Additional resources

FAQs about the Apple data engineer interview

How long does the Apple data engineer interview process take?

The Apple data engineer interview process typically takes 4-6 weeks from the first recruiter call to a final decision. Apple generally moves slower between stages than peers like Google or Meta, so expect gaps of one to two weeks between rounds. Post-onsite silence of two to three weeks is common and is not a rejection signal.

Does Apple ask system design questions for data engineers?

Apple includes system design in its data engineer onsite loop, with scope that scales by seniority. Mid-level candidates face a focused pipeline design prompt, while senior candidates are expected to design full end-to-end data platforms with scalability, fault tolerance, and privacy constraints. The data modeling round is commonly a separate, dedicated assessment.

Can you interview for a different Apple team if you don't pass the data engineering interview?

Apple typically interviews data engineer candidates for a specific team, and if the loop doesn't result in an offer, some candidates report being re-routed to a different team rather than rejected outright. This varies by organization and hiring need, so it isn't guaranteed.

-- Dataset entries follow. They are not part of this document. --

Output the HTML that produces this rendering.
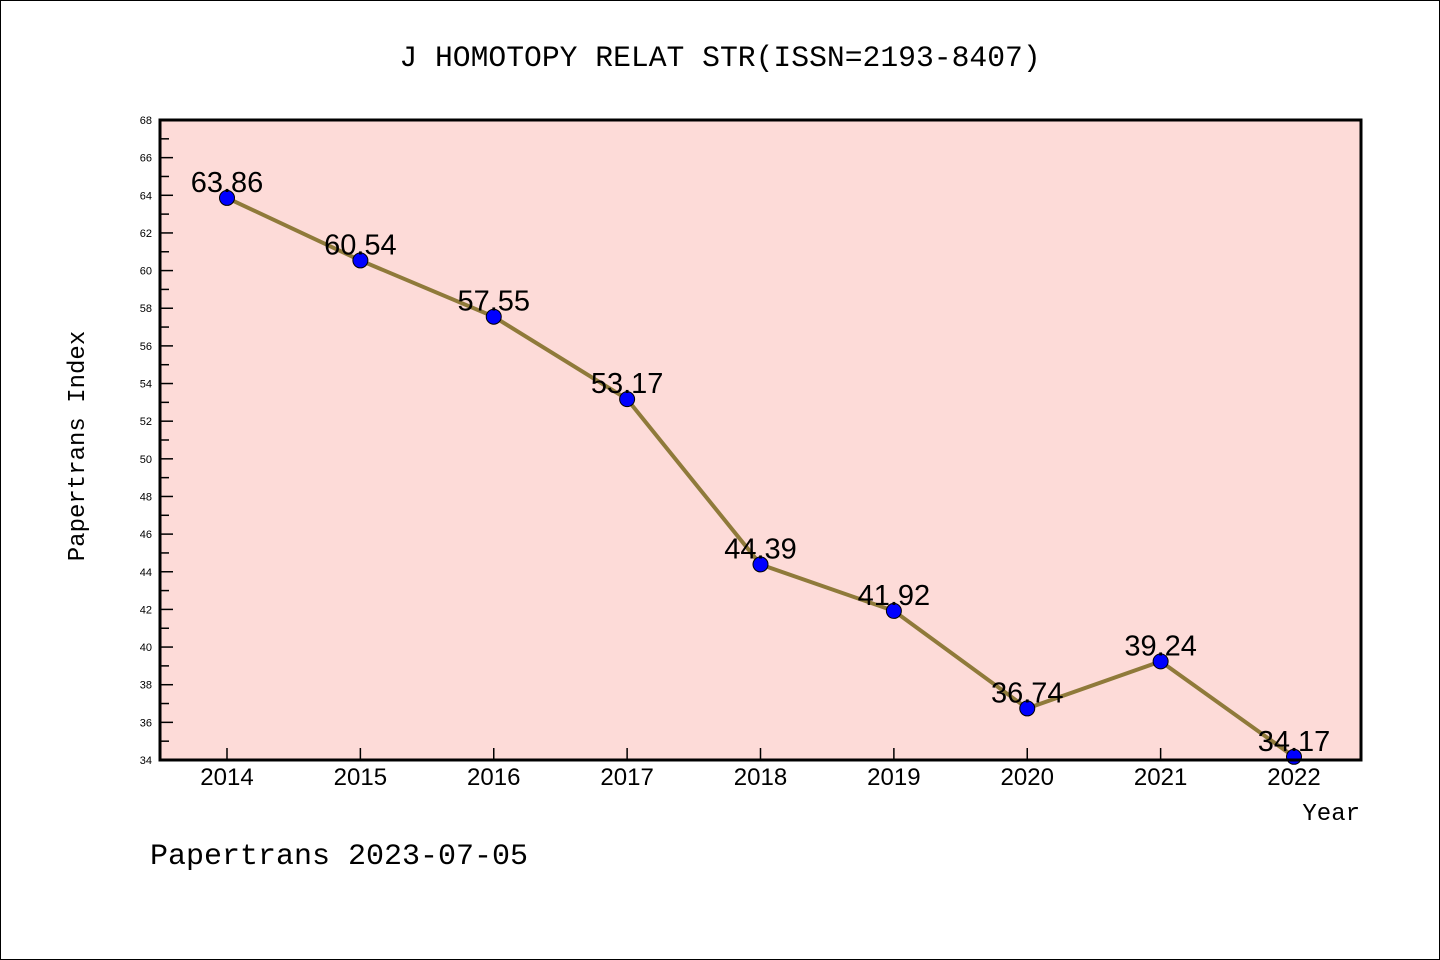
<!DOCTYPE html>
<html><head><meta charset="utf-8"><style>
html,body{margin:0;padding:0;background:#fff}
svg{display:block}
text{font-family:"Liberation Mono","WenQuanYi Zen Hei",monospace;fill:#000}
</style></head><body>
<svg id="chart" width="1440" height="960" xmlns="http://www.w3.org/2000/svg">
<rect x="0.5" y="0.5" width="1439" height="959" fill="#fff" stroke="#000"/>
<text x="720" y="66" text-anchor="middle" font-size="29.7">J HOMOTOPY RELAT STR(ISSN=2193-8407)</text>
<rect x="160" y="120" width="1201" height="640" fill="#fddbd8"/>
<g id="yaxis"></g>
<g id="xaxis"></g>
<g id="series"></g>
<rect x="160" y="120" width="1201" height="640" fill="none" stroke="#000" stroke-width="3"/>
<text x="0" y="0" transform="translate(84,446) rotate(-90)" text-anchor="middle" font-size="24">Papertrans Index</text>
<text x="1360" y="820" text-anchor="end" font-size="24">Year</text>
<text x="150" y="864" font-size="30">Papertrans 2023-07-05</text>
</svg>
<script>
const years=["2014","2015","2016","2017","2018","2019","2020","2021","2022"];
const values=[63.86,60.54,57.55,53.17,44.39,41.92,36.74,39.24,34.17];
const valueLabels=["63.86","60.54","57.55","53.17","44.39","41.92","36.74","39.24","34.17"];
const yMin=34,yMax=68;
const NS="http://www.w3.org/2000/svg";
function xS(i){return 227+i*(1294-227)/(years.length-1);}
function yS(v){return 760-(v-yMin)/(yMax-yMin)*640;}
function mk(tag,attrs,parent){const e=document.createElementNS(NS,tag);for(const k in attrs)e.setAttribute(k,attrs[k]);parent.appendChild(e);return e;}
const ya=document.getElementById('yaxis'),xa=document.getElementById('xaxis'),se=document.getElementById('series');
for(let v=yMin;v<=yMax;v++){
  const y=yS(v),major=(v%2===0);
  const t=mk('line',{x1:160,x2:major?173:169,y1:y,y2:y,stroke:'#000','stroke-width':1.5},ya);
  
  
  if(major){const l=mk('text',{x:152,y:y+4,'text-anchor':'end','font-size':11,style:'font-family:"Liberation Sans",sans-serif'},ya);l.textContent=v;
  
  }
}
years.forEach((yr,i)=>{
  const x=xS(i);
  const t=mk('line',{x1:x,x2:x,y1:760,y2:748,stroke:'#000','stroke-width':1.5},xa);
  
  
  const l=mk('text',{x:x,y:785,'text-anchor':'middle','font-size':24,style:'font-family:"Liberation Sans",sans-serif'},xa);l.textContent=yr;
  
  
});
const line=mk('polyline',{points:values.map((v,i)=>xS(i)+','+yS(v)).join(' '),fill:'none',stroke:'#8f7a3a','stroke-width':4},se);


values.forEach((v,i)=>{
  const c=mk('circle',{cx:xS(i),cy:yS(v),r:7.5,fill:'#0000ff',stroke:'#000','stroke-width':1},se);
  
  
  const l=mk('text',{x:xS(i),y:yS(v)-6,'text-anchor':'middle','font-size':29,style:'font-family:"Liberation Sans",sans-serif'},se);l.textContent=valueLabels[i];
  
  
});
</script>
</body></html>
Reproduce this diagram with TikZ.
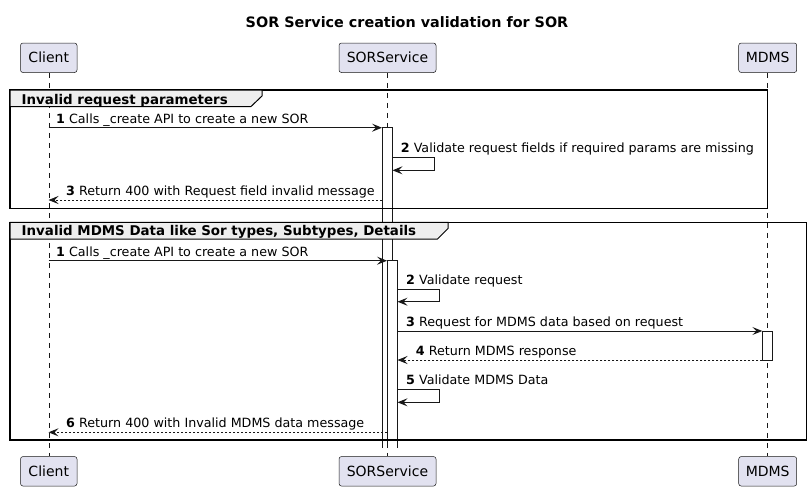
\documentclass[tikz,border=0pt]{standalone}
\usepackage{fontspec}
\setmainfont{DejaVu Sans}
\usetikzlibrary{arrows.meta}
\definecolor{pfill}{HTML}{E2E2F0}
\definecolor{ink}{HTML}{181818}
\definecolor{tabfill}{HTML}{EEEEEE}
\begin{document}
\begin{tikzpicture}[x=1pt,y=-1pt,
  part/.style={draw=ink, fill=pfill, rounded corners=2.5pt, line width=0.5pt,
    minimum height=29.5pt, inner sep=0pt, font=\fontsize{14}{16}\selectfont},
  msg/.style={font=\fontsize{12.7}{15}\selectfont, anchor=base west, inner sep=0pt},
  glabel/.style={font=\bfseries\fontsize{13.4}{15}\selectfont, anchor=base west, inner sep=0pt},
  life/.style={draw=ink, line width=0.5pt, dash pattern=on 5pt off 5pt},
  arr/.style={draw=ink, line width=0.9pt, -{Stealth[length=10pt,width=8pt,inset=4pt]}},
  ret/.style={arr, dash pattern=on 2pt off 2pt},
  actfill/.style={fill=white},
  act/.style={draw=ink, line width=0.9pt},
  frame/.style={draw=black, line width=1.5pt},
  tab/.style={draw=black, fill=tabfill, line width=1pt},
]
\useasboundingbox (0,0) rectangle (811,491);

% title
\node[font=\bfseries\fontsize{14.35}{16}\selectfont, anchor=base, inner sep=0pt] (title) at (407,27.5) {SOR Service creation validation for SOR};

% participants
\node[part, minimum width=56.5pt] (clientT) at (48.75,57.75) {Client};
\node[part, minimum width=97pt] (sorT) at (387.5,57.75) {SORService};
\node[part, minimum width=58pt] (mdmsT) at (767.7,57.75) {MDMS};
\node[part, minimum width=56.5pt] (clientB) at (48.75,471.3) {Client};
\node[part, minimum width=97pt] (sorB) at (387.5,471.3) {SORService};
\node[part, minimum width=58pt] (mdmsB) at (767.7,471.3) {MDMS};

% lifelines
\draw[life] (clientT.south) -- (clientB.north);
\draw[life] (sorT.south) -- (sorB.north);
\draw[life] (mdmsT.south) -- (mdmsB.north);

% activation bars (open at the end)
\fill[actfill] (382,127.7) rectangle (392.5,447.5);
\draw[act] (382,447.5) -- (382,127.7) -- (392.5,127.7) -- (392.5,447.5);
\fill[actfill] (387,260.7) rectangle (397.5,447.5);
\draw[act] (387,447.5) -- (387,260.7) -- (397.5,260.7) -- (397.5,447.5);
\draw[act, fill=white] (762.3,331) rectangle (772.7,360);

% groups
\draw[frame] (10,90) rectangle (767.5,208.3);
\draw[tab] (10,90) -- (262,90) -- (262,96) -- (251,106.5) -- (10,106.5) -- cycle;
\node[glabel] (g1) at (21.5,104) {Invalid request parameters};

\draw[frame] (10,222.3) rectangle (806.7,440);
\draw[tab] (10,222.3) -- (448,222.3) -- (448,228.5) -- (437.5,239) -- (10,239) -- cycle;
\node[glabel] (g2) at (21.5,235) {Invalid MDMS Data like Sor types, Subtypes, Details};

% coordinates
\coordinate (c1) at (48.5,127.7);  \coordinate (s1) at (382,127.7);
\coordinate (s2a) at (392.5,157.3); \coordinate (s2b) at (392.5,170.3);
\coordinate (s3) at (382,200);     \coordinate (c3) at (48.5,200);
\coordinate (c4) at (48.5,260.7);  \coordinate (s4) at (387,260.7);
\coordinate (s5a) at (397.5,289.3); \coordinate (s5b) at (397.5,301.7);
\coordinate (s6) at (397.5,331);   \coordinate (m6) at (762.3,331);
\coordinate (m7) at (762.3,360);   \coordinate (s7) at (397.5,360);
\coordinate (s8a) at (397.5,389.3); \coordinate (s8b) at (397.5,402.3);
\coordinate (s9) at (387,432.3);   \coordinate (c9) at (48.5,432.3);

% messages group 1
\draw[arr] (c1) -- (s1);
\node[msg] (t1) at (56,123.2) {\textbf{1} Calls \_create API to create a new SOR};
\draw[arr] (s2a) -- (434.3,157.3) |- (s2b);
\node[msg] (t2) at (400.7,152.8) {\textbf{2} Validate request fields if required params are missing};
\draw[ret] (s3) -- (c3);
\node[msg] (t3) at (66,195.5) {\textbf{3} Return 400 with Request field invalid message};

% messages group 2
\draw[arr] (c4) -- (s4);
\node[msg] (t4) at (56,256.2) {\textbf{1} Calls \_create API to create a new SOR};
\draw[arr] (s5a) -- (439.3,289.3) |- (s5b);
\node[msg] (t5) at (406,284.8) {\textbf{2} Validate request};
\draw[arr] (s6) -- (m6);
\node[msg] (t6) at (406,326.5) {\textbf{3} Request for MDMS data based on request};
\draw[ret] (m7) -- (s7);
\node[msg] (t7) at (415.7,355.5) {\textbf{4} Return MDMS response};
\draw[arr] (s8a) -- (439.3,389.3) |- (s8b);
\node[msg] (t8) at (406,384.8) {\textbf{5} Validate MDMS Data};
\draw[ret] (s9) -- (c9);
\node[msg] (t9) at (66,427.8) {\textbf{6} Return 400 with Invalid MDMS data message};
\end{tikzpicture}
\end{document}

How much does an Apple data engineer make?

Here are the reported compensation ranges by level for Apple data engineers, according to Levels.fyi:

  • ICT2 (Junior): ~$129K
  • ICT3 (Mid-level): ~$228K
  • ICT4 (Senior): ~$286K
  • ICT5 (Staff): ~$445K

Apple's RSU grants vest over four years on a flat 25% per year schedule.

Does Apple require return-to-office for data engineers?

Apple's current work policy requires employees to be in-office three days per week. This hybrid mandate has been in place since 2022, and as of May 2026, there has been no change to a full five-day in-office requirement.